Variability of zonal mean tropical temperatures derived from a decade of GPS radio occultation data

Abstract

Variability in tropical zonal mean temperatures over 10-30 km is analyzed based on high-quality, high-vertical-resolution GPS temperature measurements covering 2001-13. The observations are used to quantify variability spanning time scales of weeks to over a decade, with focus on behavior of the tropopause region and coupling with the upper troposphere and stratosphere. Large variations associated with the seasonal cycle, quasi-biennial oscillation (QBO), and El Niño-Southern Oscillation (ENSO) are isolated and removed, and residual time series are analyzed using principal components and spectrum analysis.
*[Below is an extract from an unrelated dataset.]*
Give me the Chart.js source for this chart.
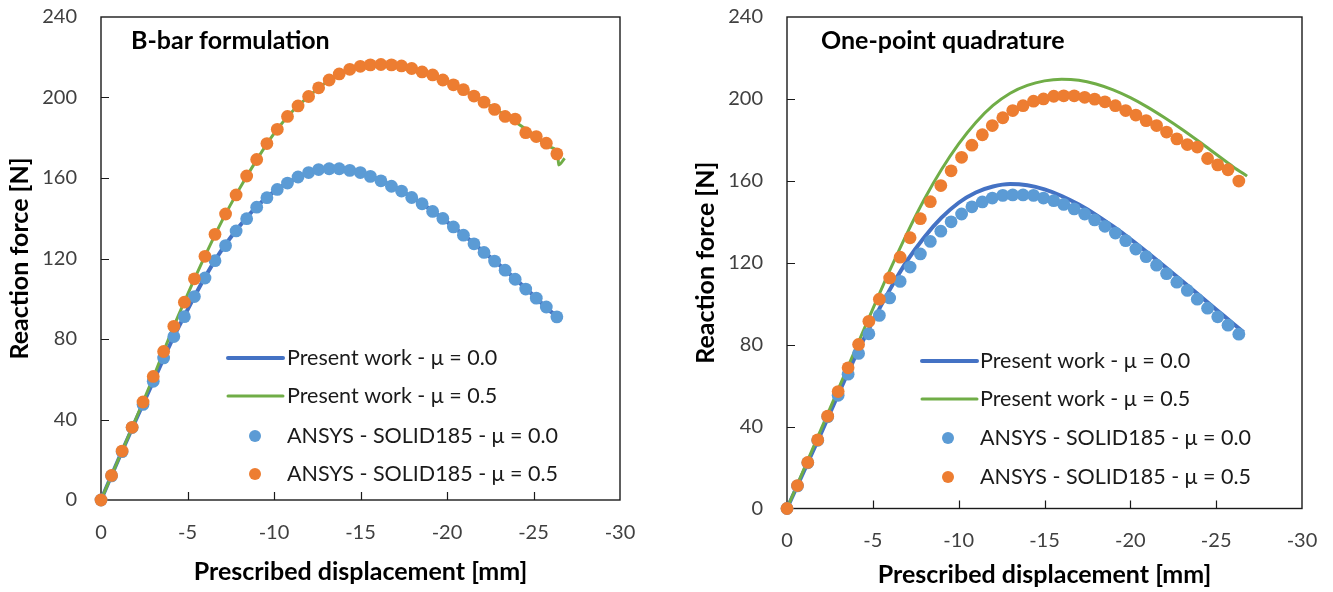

The residual temperature exhibits maximum variance in the lower stratosphere, with a vertical structure similar to the seasonal cycle. Residual temperatures exhibit two dominant modes of variability: a "deep stratosphere mode" tied to high-latitude planetary wave forcing and a shallow "near-tropopause mode" linked to dynamically forced upwelling near the tropopause. Variations in the cold point tropopause (and by inference in global stratospheric water vapor) are closely tied to the near-tropopause mode. These coherent temperature patterns provide further evidence of distinct upper and lower branches of the tropical Brewer-Dobson circulation. Zonal mean temperatures in the lower stratosphere and near the cold point are most strongly coupled to the upper troposphere on time scales of ~(30-60) days, probably linked to the Madden-Julian oscillation (MJO). Enhanced temperature variance near the tropopause is consistent with the long radiative relaxation time scales in the lower stratosphere, which makes this region especially sensitive to low-frequency dynamical forcing.